Skip the pictures. Reproduce all other material exactly.

::::

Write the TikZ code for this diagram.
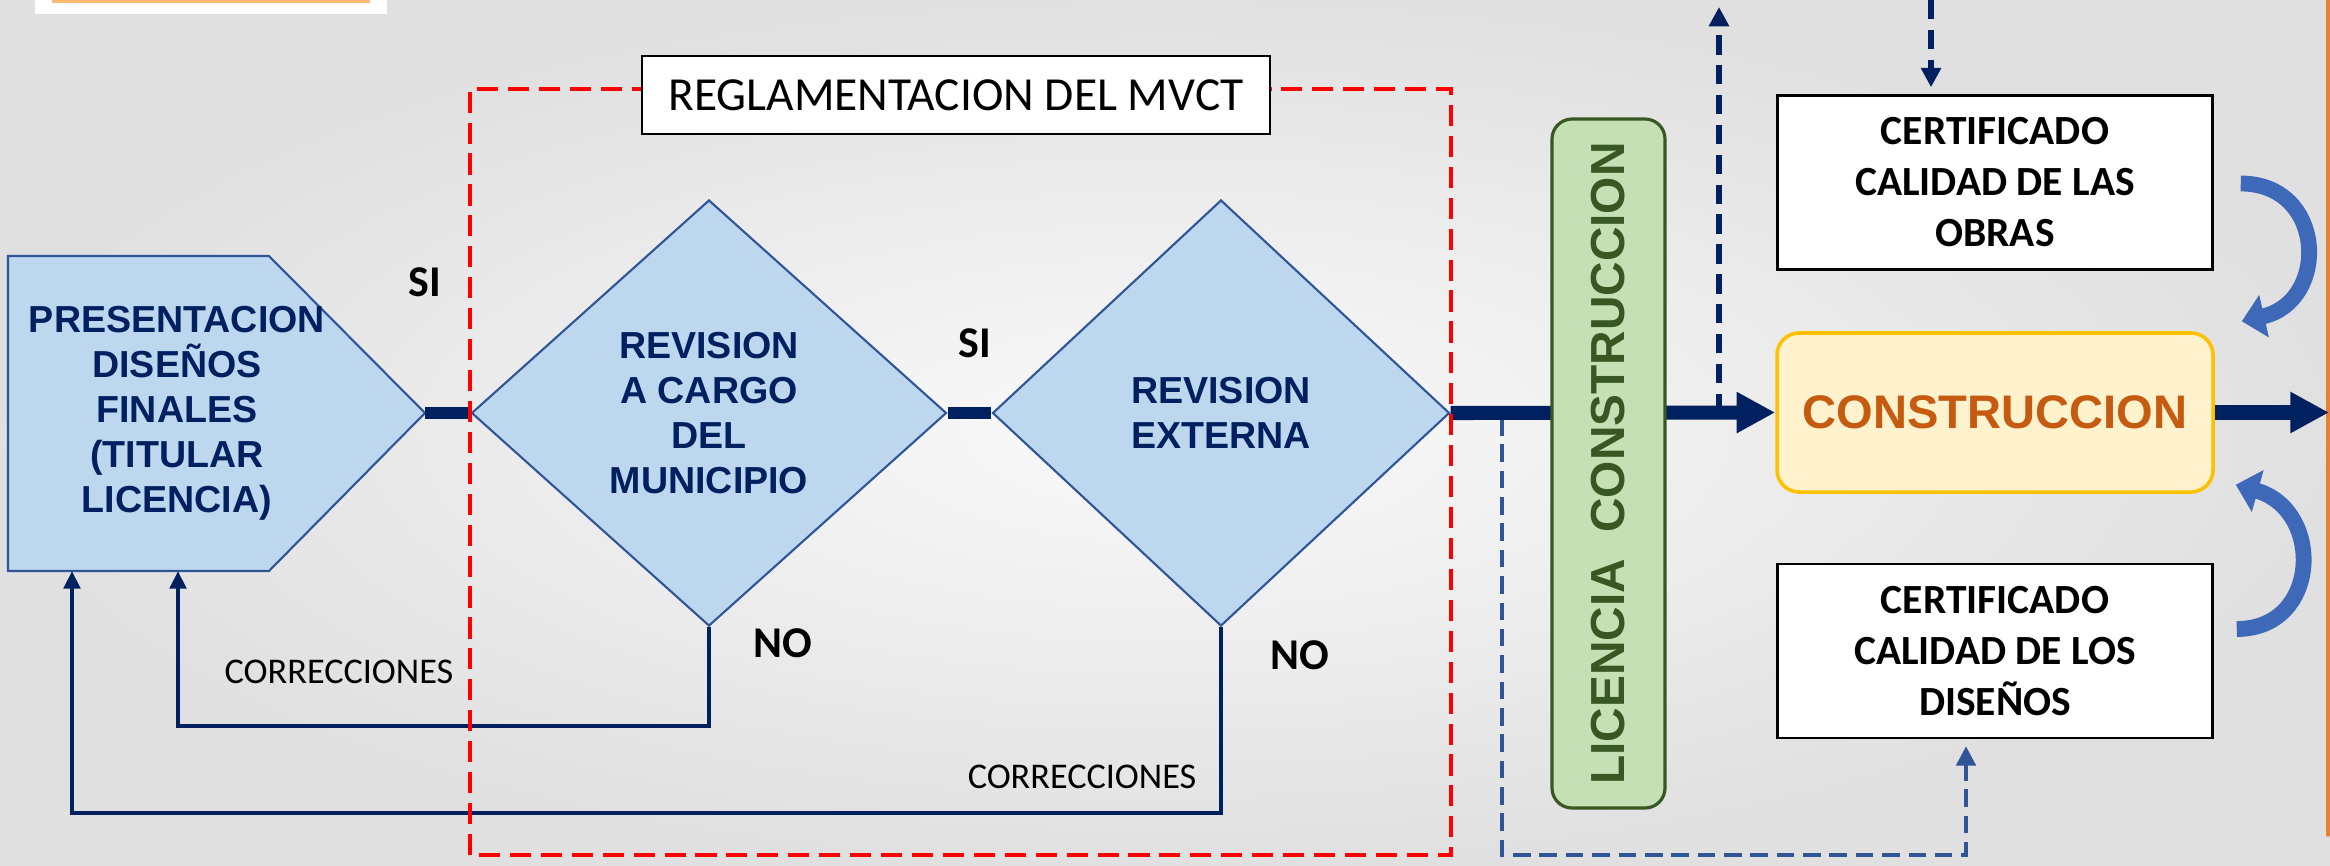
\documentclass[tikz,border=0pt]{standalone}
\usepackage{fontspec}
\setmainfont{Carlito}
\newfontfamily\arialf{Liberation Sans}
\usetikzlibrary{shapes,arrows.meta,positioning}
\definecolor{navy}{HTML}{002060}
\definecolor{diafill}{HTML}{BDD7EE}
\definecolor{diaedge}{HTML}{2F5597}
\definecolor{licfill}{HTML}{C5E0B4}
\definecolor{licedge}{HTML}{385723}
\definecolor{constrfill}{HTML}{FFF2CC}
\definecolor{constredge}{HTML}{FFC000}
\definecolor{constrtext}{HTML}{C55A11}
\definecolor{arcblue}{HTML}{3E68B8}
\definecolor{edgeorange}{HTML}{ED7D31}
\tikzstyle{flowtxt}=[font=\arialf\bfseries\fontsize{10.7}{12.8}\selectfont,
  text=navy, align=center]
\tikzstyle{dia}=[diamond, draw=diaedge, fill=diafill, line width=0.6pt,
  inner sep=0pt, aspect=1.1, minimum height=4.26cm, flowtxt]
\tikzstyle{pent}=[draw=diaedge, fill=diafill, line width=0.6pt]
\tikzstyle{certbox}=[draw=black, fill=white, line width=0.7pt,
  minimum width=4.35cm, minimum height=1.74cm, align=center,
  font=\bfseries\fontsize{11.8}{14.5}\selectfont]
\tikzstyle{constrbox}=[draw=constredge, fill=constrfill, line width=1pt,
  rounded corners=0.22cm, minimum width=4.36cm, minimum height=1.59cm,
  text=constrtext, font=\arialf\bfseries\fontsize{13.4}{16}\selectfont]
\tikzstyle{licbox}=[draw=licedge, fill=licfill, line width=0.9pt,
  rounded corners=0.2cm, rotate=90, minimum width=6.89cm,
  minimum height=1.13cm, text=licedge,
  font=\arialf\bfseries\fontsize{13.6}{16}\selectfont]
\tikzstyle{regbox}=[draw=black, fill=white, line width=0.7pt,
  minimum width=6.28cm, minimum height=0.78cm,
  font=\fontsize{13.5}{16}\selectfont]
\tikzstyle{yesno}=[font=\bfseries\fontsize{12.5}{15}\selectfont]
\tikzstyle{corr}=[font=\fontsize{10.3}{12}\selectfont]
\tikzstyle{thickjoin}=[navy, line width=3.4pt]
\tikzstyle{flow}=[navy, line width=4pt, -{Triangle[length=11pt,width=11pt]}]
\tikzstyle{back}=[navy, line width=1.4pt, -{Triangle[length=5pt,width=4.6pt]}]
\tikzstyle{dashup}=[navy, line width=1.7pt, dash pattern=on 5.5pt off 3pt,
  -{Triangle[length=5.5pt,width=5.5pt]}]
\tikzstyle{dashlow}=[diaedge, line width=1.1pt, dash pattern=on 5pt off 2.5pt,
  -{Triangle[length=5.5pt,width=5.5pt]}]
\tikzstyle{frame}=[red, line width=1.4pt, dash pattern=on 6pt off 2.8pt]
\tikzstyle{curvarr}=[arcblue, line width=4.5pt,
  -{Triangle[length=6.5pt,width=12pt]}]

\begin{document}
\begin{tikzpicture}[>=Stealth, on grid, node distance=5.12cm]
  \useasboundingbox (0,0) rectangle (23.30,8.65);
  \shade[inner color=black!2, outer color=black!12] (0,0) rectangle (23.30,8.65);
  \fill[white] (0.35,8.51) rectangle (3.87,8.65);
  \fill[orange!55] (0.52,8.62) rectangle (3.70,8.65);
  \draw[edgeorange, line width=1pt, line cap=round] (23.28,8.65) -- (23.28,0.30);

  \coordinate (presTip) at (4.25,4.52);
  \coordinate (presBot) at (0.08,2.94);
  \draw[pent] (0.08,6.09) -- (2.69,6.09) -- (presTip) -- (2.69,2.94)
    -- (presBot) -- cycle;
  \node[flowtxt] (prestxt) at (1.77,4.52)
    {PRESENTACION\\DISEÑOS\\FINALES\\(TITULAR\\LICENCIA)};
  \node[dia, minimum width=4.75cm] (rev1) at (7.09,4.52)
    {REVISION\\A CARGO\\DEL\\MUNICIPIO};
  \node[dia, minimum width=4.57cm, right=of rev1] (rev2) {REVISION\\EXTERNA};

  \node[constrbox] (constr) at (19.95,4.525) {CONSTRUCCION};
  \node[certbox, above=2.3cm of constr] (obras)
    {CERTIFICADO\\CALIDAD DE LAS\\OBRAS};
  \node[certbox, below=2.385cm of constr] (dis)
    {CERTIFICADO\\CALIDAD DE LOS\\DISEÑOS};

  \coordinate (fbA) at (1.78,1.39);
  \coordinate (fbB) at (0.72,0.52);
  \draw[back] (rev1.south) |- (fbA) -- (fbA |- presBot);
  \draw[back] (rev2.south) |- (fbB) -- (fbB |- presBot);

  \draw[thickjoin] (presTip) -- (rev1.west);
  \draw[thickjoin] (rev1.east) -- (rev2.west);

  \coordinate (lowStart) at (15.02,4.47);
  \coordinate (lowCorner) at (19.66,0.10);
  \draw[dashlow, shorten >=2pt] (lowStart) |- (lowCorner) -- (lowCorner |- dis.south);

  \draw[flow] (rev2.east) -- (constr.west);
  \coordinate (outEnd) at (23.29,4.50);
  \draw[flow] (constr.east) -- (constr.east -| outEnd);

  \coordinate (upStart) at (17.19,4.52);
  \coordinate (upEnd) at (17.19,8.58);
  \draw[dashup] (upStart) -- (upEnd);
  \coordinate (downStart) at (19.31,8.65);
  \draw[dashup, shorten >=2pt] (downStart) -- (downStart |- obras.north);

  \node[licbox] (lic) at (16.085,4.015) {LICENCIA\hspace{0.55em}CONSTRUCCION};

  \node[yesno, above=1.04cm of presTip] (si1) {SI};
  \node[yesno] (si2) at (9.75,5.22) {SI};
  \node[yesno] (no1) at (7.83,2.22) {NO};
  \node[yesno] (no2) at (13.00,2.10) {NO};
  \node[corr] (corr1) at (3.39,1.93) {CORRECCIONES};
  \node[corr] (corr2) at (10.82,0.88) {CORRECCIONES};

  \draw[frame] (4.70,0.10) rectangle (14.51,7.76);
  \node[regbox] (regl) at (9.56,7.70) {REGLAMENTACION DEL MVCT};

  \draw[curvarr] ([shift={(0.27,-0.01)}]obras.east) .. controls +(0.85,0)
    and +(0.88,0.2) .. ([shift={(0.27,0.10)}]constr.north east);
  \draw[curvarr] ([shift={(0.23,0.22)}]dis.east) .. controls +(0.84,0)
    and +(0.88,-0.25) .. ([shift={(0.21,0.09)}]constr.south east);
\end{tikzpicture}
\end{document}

::::

EXERCISE SOLUTION:
Write the TikZ code for this diagram.
\documentclass[tikz,border=0pt]{standalone}
\usepackage{fontspec}
\setmainfont{Carlito}
\newfontfamily\arialf{Liberation Sans}
\usetikzlibrary{shapes,arrows.meta,positioning}
\definecolor{navy}{HTML}{002060}
\definecolor{diafill}{HTML}{BDD7EE}
\definecolor{diaedge}{HTML}{2F5597}
\definecolor{licfill}{HTML}{C5E0B4}
\definecolor{licedge}{HTML}{385723}
\definecolor{constrfill}{HTML}{FFF2CC}
\definecolor{constredge}{HTML}{FFC000}
\definecolor{constrtext}{HTML}{C55A11}
\definecolor{arcblue}{HTML}{3E68B8}
\definecolor{edgeorange}{HTML}{ED7D31}
\tikzstyle{flowtxt}=[font=\arialf\bfseries\fontsize{10.7}{12.8}\selectfont,
  text=navy, align=center]
\tikzstyle{dia}=[diamond, draw=diaedge, fill=diafill, line width=0.6pt,
  inner sep=0pt, aspect=1.1, minimum height=4.26cm, flowtxt]
\tikzstyle{pent}=[draw=diaedge, fill=diafill, line width=0.6pt]
\tikzstyle{certbox}=[draw=black, fill=white, line width=0.7pt,
  minimum width=4.35cm, minimum height=1.74cm, align=center,
  font=\bfseries\fontsize{11.8}{14.5}\selectfont]
\tikzstyle{constrbox}=[draw=constredge, fill=constrfill, line width=1pt,
  rounded corners=0.22cm, minimum width=4.36cm, minimum height=1.59cm,
  text=constrtext, font=\arialf\bfseries\fontsize{13.4}{16}\selectfont]
\tikzstyle{licbox}=[draw=licedge, fill=licfill, line width=0.9pt,
  rounded corners=0.2cm, rotate=90, minimum width=6.89cm,
  minimum height=1.13cm, text=licedge,
  font=\arialf\bfseries\fontsize{13.6}{16}\selectfont]
\tikzstyle{regbox}=[draw=black, fill=white, line width=0.7pt,
  minimum width=6.28cm, minimum height=0.78cm,
  font=\fontsize{13.5}{16}\selectfont]
\tikzstyle{yesno}=[font=\bfseries\fontsize{12.5}{15}\selectfont]
\tikzstyle{corr}=[font=\fontsize{10.3}{12}\selectfont]
\tikzstyle{thickjoin}=[navy, line width=3.4pt]
\tikzstyle{flow}=[navy, line width=4pt, -{Triangle[length=11pt,width=11pt]}]
\tikzstyle{back}=[navy, line width=1.4pt, -{Triangle[length=5pt,width=4.6pt]}]
\tikzstyle{dashup}=[navy, line width=1.7pt, dash pattern=on 5.5pt off 3pt,
  -{Triangle[length=5.5pt,width=5.5pt]}]
\tikzstyle{dashlow}=[diaedge, line width=1.1pt, dash pattern=on 5pt off 2.5pt,
  -{Triangle[length=5.5pt,width=5.5pt]}]
\tikzstyle{frame}=[red, line width=1.4pt, dash pattern=on 6pt off 2.8pt]
\tikzstyle{curvarr}=[arcblue, line width=4.5pt,
  -{Triangle[length=6.5pt,width=12pt]}]

\begin{document}
\begin{tikzpicture}[>=Stealth, on grid, node distance=5.12cm]
  \useasboundingbox (0,0) rectangle (23.30,8.65);
  \shade[inner color=black!2, outer color=black!12] (0,0) rectangle (23.30,8.65);
  \fill[white] (0.35,8.51) rectangle (3.87,8.65);
  \fill[orange!55] (0.52,8.62) rectangle (3.70,8.65);
  \draw[edgeorange, line width=1pt, line cap=round] (23.28,8.65) -- (23.28,0.30);

  \coordinate (presTip) at (4.25,4.52);
  \coordinate (presBot) at (0.08,2.94);
  \draw[pent] (0.08,6.09) -- (2.69,6.09) -- (presTip) -- (2.69,2.94)
    -- (presBot) -- cycle;
  \node[flowtxt] (prestxt) at (1.77,4.52)
    {PRESENTACION\\DISEÑOS\\FINALES\\(TITULAR\\LICENCIA)};
  \node[dia, minimum width=4.75cm] (rev1) at (7.09,4.52)
    {REVISION\\A CARGO\\DEL\\MUNICIPIO};
  \node[dia, minimum width=4.57cm, right=of rev1] (rev2) {REVISION\\EXTERNA};

  \node[constrbox] (constr) at (19.95,4.525) {CONSTRUCCION};
  \node[certbox, above=2.3cm of constr] (obras)
    {CERTIFICADO\\CALIDAD DE LAS\\OBRAS};
  \node[certbox, below=2.385cm of constr] (dis)
    {CERTIFICADO\\CALIDAD DE LOS\\DISEÑOS};

  \coordinate (fbA) at (1.78,1.39);
  \coordinate (fbB) at (0.72,0.52);
  \draw[back] (rev1.south) |- (fbA) -- (fbA |- presBot);
  \draw[back] (rev2.south) |- (fbB) -- (fbB |- presBot);

  \draw[thickjoin] (presTip) -- (rev1.west);
  \draw[thickjoin] (rev1.east) -- (rev2.west);

  \coordinate (lowStart) at (15.02,4.47);
  \coordinate (lowCorner) at (19.66,0.10);
  \draw[dashlow, shorten >=2pt] (lowStart) |- (lowCorner) -- (lowCorner |- dis.south);

  \draw[flow] (rev2.east) -- (constr.west);
  \coordinate (outEnd) at (23.29,4.50);
  \draw[flow] (constr.east) -- (constr.east -| outEnd);

  \coordinate (upStart) at (17.19,4.52);
  \coordinate (upEnd) at (17.19,8.58);
  \draw[dashup] (upStart) -- (upEnd);
  \coordinate (downStart) at (19.31,8.65);
  \draw[dashup, shorten >=2pt] (downStart) -- (downStart |- obras.north);

  \node[licbox] (lic) at (16.085,4.015) {LICENCIA\hspace{0.55em}CONSTRUCCION};

  \node[yesno, above=1.04cm of presTip] (si1) {SI};
  \node[yesno] (si2) at (9.75,5.22) {SI};
  \node[yesno] (no1) at (7.83,2.22) {NO};
  \node[yesno] (no2) at (13.00,2.10) {NO};
  \node[corr] (corr1) at (3.39,1.93) {CORRECCIONES};
  \node[corr] (corr2) at (10.82,0.88) {CORRECCIONES};

  \draw[frame] (4.70,0.10) rectangle (14.51,7.76);
  \node[regbox] (regl) at (9.56,7.70) {REGLAMENTACION DEL MVCT};

  \draw[curvarr] ([shift={(0.27,-0.01)}]obras.east) .. controls +(0.85,0)
    and +(0.88,0.2) .. ([shift={(0.27,0.10)}]constr.north east);
  \draw[curvarr] ([shift={(0.23,0.22)}]dis.east) .. controls +(0.84,0)
    and +(0.88,-0.25) .. ([shift={(0.21,0.09)}]constr.south east);
\end{tikzpicture}
\end{document}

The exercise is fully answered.